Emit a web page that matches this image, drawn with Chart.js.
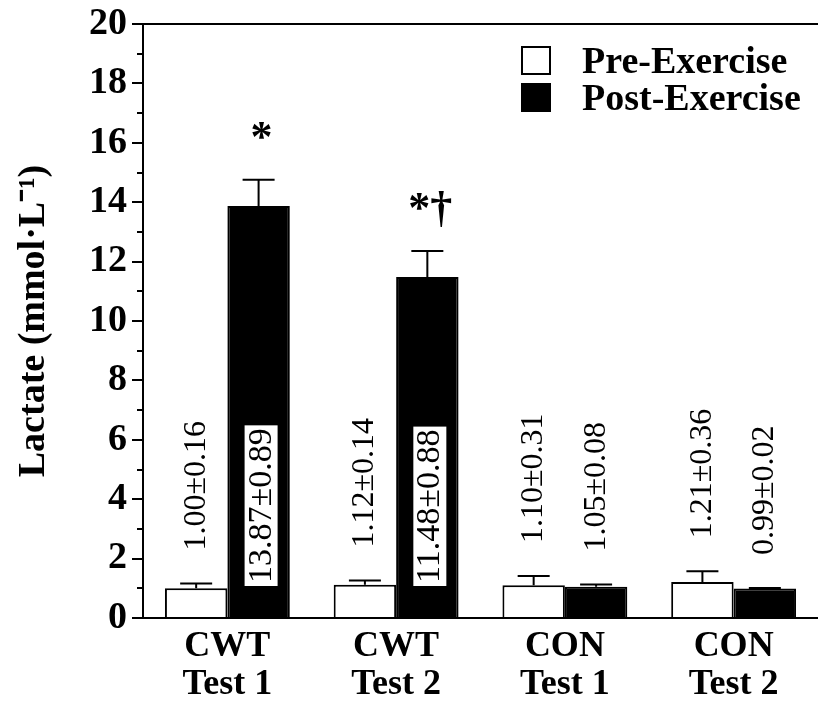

* * *

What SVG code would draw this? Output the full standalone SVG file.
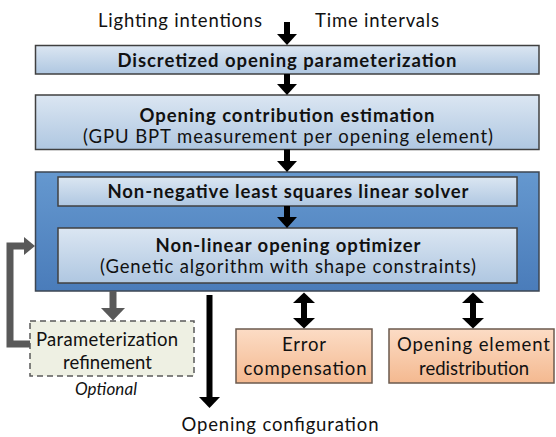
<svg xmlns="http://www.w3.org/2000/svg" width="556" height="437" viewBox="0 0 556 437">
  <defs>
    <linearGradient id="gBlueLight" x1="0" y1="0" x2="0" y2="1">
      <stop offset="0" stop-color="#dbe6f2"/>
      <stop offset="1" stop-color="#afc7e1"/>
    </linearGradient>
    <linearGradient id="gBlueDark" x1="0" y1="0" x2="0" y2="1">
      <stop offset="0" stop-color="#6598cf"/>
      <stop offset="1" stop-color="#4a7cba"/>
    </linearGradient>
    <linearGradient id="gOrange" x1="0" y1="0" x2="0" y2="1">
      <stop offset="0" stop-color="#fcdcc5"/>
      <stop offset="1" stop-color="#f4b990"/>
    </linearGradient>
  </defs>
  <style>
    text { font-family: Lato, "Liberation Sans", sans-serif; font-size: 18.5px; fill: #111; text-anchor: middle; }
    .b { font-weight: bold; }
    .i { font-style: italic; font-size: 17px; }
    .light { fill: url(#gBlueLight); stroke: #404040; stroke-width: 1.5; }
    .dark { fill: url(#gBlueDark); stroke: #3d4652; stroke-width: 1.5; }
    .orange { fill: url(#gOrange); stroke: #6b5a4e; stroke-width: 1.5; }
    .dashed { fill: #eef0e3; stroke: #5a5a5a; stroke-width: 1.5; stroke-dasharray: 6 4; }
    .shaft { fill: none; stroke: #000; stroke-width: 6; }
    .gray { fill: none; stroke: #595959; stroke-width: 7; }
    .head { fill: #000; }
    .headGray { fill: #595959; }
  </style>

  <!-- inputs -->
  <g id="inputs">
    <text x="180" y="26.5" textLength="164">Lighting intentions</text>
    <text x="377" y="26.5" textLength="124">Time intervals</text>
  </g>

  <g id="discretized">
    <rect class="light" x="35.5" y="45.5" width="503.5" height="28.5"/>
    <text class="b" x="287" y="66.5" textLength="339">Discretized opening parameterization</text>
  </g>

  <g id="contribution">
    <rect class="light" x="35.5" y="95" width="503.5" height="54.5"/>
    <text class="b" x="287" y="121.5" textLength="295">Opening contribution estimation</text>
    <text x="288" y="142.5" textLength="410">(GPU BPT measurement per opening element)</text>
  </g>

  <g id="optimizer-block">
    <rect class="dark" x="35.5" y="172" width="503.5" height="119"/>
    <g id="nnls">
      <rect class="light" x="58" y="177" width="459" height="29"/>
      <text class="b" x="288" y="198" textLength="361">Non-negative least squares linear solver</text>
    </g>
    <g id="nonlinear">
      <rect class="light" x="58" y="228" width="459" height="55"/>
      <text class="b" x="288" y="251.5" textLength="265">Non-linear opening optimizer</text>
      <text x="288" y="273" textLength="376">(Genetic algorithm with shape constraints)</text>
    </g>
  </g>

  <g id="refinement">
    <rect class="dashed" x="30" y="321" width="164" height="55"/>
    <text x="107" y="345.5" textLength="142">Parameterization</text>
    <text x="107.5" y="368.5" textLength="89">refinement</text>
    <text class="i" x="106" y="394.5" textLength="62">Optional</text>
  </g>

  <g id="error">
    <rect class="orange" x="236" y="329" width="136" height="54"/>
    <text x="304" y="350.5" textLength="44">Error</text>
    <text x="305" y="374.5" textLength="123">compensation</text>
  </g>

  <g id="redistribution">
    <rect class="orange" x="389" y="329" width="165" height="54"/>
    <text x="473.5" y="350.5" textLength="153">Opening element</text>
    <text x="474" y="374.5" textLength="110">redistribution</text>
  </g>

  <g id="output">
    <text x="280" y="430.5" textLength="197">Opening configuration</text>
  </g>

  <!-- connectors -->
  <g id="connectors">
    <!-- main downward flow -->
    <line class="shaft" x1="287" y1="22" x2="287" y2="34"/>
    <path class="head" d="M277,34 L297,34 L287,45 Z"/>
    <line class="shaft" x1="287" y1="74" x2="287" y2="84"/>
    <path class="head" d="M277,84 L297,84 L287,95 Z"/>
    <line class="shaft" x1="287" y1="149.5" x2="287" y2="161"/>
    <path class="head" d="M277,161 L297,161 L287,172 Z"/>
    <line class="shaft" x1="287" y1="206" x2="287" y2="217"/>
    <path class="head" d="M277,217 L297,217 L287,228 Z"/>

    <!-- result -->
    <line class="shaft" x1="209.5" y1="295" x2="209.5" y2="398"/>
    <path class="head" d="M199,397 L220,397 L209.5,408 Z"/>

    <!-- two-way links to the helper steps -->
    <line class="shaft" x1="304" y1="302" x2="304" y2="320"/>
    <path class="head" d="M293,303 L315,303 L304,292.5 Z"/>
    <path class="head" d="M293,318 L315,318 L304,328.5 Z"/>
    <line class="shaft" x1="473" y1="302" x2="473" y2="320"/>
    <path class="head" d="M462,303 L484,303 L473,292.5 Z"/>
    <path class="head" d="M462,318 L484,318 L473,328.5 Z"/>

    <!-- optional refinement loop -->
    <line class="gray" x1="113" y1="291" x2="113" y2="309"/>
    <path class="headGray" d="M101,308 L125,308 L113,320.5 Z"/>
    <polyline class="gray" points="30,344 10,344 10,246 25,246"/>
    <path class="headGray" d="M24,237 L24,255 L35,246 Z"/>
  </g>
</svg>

§ **Exercise requirements**:
Review the preceding data and report every line that includes the string "this".

§ **Output of the exercise**:
Emit a web page that matches this image, drawn with Chart.js.
What SVG code would draw this? Output the full standalone SVG file.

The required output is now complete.